Le 24 septembre 2019, la Cour de cassation a rejeté le pourvoi d’EDF suite à sa condamnation pour plusieurs infractions à la réglementation des installations nucléaires à la centrale nucléaire de Chinon. Cette décision vient trancher, en faveur des associations, des questions de droit nucléaire qui se posaient régulièrement devant les juridictions répressives.
En 2013, lors d’une inspection menée à l’occasion d’un chantier de maintenance sur le réacteur B1 de la centrale de Chinon, l’Autorité de sûreté nucléaire a découvert une série alarmante de dysfonctionnements et négligences. Ceux-ci révélaient d’inquiétants problèmes organisationnels et un véritable mépris tant pour la sûreté que pour la protection des travailleurs.
Sur la base de ce rapport, en avril 2014, le Réseau « Sortir du nucléaire » a déposé plainte contre EDF pour une quinzaine d’infraction à la réglementation des installations nucléaires et au droit du travail.
Le parquet a alors engagé des poursuites uniquement à l’encontre du directeur de la centrale (le Réseau « Sortir du nucléaire » ne l’avait cependant pas visé dans sa plainte et a dû faire citer EDF devant le tribunal, pour éviter que l’entreprise n’échappe à la condamnation). Parmi la longue liste d’infractions, trois ont été retenues par le procureur :
- la mauvaise gestion de substances chimiques sur le site (les produits acides et basiques, pourtant incompatibles, étaient stockés ensemble au mépris des règles de sûreté les plus élémentaires) ;
- l’absence de traçabilité de certaines opérations de maintenance (en l’absence de levée de points d’arrêts de surveillance, des contrôles systématiques formalisés étant remplacés par de simples sondages) ;
- une importante fuite de bore sur une canalisation (ce produit destiné à contrôler les réactions nucléaires est considéré comme une substance « hautement préoccupante en raison de ses caractéristiques reprotoxiques » par la réglementation européenne).
Suite à une audience rocambolesque, lors de laquelle l’avocat d’EDF avait comparé la fuite de bore à une trace de calcaire sur une tuyauterie domestique et les rétentions d’EDF à de solides armoires normandes, le 6 décembre 2016, EDF et le directeur de la centrale ont été respectivement condamnés à 7 000 et 2 750 € d’amende pour ces trois infractions.
EDF et le directeur ayant fait appel de cette condamnation, une nouvelle audience s’est tenue le 1er février 2018 à la cour d’appel d’Orléans. Suite à des joutes verbales houleuses entre le Parquet et le directeur de la centrale, l’affaire a été mise en délibéré. Le 29 mai 2018, la cour d’appel d’Orléans a largement confirmé le jugement rendu en première instance.

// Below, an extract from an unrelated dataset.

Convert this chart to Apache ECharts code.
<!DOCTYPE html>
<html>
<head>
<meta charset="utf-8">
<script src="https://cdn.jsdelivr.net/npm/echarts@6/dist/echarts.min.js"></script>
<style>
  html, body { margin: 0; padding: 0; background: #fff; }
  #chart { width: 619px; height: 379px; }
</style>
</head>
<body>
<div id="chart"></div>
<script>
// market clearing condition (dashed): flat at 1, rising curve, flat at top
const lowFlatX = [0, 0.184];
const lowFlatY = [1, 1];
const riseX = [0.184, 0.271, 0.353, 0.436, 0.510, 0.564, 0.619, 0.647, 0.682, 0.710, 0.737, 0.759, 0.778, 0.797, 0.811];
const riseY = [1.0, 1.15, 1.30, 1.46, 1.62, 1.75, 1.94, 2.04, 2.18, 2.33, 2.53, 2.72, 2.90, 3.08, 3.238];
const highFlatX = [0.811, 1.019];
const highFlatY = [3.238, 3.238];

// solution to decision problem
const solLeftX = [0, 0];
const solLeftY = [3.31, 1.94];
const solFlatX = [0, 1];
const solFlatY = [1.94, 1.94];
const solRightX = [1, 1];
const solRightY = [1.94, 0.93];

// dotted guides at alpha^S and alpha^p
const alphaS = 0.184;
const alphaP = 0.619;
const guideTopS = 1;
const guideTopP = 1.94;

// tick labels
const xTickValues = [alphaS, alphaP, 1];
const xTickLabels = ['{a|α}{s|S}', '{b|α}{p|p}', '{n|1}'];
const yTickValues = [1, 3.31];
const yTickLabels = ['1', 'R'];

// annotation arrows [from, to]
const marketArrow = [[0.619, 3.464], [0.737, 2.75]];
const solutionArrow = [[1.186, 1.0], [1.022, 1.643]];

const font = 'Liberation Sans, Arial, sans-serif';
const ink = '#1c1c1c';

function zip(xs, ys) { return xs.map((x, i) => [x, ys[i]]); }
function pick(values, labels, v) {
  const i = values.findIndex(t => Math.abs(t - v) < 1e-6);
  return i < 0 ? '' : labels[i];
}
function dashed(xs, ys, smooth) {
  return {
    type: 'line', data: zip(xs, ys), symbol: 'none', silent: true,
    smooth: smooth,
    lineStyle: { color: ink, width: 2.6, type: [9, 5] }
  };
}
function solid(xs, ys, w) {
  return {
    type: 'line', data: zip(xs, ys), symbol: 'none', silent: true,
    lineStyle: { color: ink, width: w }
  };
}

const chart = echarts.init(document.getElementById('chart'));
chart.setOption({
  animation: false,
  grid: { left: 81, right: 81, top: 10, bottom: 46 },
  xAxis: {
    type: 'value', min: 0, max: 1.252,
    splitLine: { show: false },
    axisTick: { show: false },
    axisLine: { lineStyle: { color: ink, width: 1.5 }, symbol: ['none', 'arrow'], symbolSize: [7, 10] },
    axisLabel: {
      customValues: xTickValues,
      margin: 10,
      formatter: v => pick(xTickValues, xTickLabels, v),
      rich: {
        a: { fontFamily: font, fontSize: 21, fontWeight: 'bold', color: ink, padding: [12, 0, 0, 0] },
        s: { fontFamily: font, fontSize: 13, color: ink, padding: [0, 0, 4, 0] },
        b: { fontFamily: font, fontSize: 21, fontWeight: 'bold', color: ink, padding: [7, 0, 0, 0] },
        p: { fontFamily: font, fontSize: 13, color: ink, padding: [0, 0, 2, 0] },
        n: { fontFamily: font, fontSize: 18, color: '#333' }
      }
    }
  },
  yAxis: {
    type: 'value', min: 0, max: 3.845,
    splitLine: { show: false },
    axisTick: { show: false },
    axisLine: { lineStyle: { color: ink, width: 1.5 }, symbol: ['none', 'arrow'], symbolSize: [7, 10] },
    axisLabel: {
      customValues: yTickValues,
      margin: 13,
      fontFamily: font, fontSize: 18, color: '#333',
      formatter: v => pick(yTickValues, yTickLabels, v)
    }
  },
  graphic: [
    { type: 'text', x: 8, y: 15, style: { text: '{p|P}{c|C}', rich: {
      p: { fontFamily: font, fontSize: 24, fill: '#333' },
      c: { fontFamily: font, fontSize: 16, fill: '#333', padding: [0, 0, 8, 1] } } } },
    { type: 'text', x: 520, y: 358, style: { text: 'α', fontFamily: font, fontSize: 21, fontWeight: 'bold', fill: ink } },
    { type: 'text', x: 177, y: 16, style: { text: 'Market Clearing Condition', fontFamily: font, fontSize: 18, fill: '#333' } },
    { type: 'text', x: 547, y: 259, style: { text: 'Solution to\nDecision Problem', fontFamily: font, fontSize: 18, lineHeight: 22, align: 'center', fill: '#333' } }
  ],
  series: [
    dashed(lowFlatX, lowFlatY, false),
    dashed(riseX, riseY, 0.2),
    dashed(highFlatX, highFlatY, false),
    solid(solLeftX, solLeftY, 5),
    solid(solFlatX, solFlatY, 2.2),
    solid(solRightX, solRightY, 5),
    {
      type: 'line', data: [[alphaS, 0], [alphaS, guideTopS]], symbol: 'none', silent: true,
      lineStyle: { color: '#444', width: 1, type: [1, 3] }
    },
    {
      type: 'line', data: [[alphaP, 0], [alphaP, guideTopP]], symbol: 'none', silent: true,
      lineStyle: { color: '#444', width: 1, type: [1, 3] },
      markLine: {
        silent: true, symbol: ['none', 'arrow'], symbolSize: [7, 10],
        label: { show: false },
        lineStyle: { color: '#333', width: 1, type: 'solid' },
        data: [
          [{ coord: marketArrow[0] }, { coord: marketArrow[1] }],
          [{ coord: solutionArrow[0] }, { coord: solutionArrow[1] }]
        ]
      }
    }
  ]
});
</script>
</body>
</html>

Finalement, EDF et le directeur de la centrale ont ainsi été respectivement condamnés à 7 000 et 1 750 € d’amende.
Malgré ses deux condamnations successives, EDF a tout de même décidé de porter l’affaire devant le Cour de cassation en soulevant notamment deux problèmes de droit :
- le mode de preuve des contraventions en matière nucléaire, qui ne serait pas libre mais uniquement sur procès-verbal (ce qui revient à exclure les éléments évoqués dans les rapports d’inspection de l’Autorité de sûreté nucléaire dès lors qu’ils ne feraient l’objet d’un procès-verbal) ;
- la clarté et la précision des textes répressifs en matière nucléaire.
Le 24 septembre 2019, la Cour de cassation a rejeté les moyens soulevés par EDF. Pour le Réseau « Sortir du nucléaire », cette décision marque une avancée considérable pour le droit nucléaire et les associations.
En effet, ces arguments étaient constamment martelés par EDF et les exploitants nucléaires afin d’échapper à leur condamnation. Cet arrêt vient donc définitivement trancher le débat. Il confirme, d’une part, que la preuve est libre en matière pénale, y compris en ce qui concerne les contraventions nucléaires, la Cour estimant que « la preuve des contraventions objets des poursuites peut être apportée par tout moyen ; que les procès-verbaux établis par l’ASN constituent des éléments de preuve qui, soumis au débat et n’étant pas le fruit de procédés déloyaux, sont parfaitement admissibles » ; et, d’autre part, que les textes répressifs nucléaires sont suffisamment clairs et précis pour être à la base de condamnations pénales.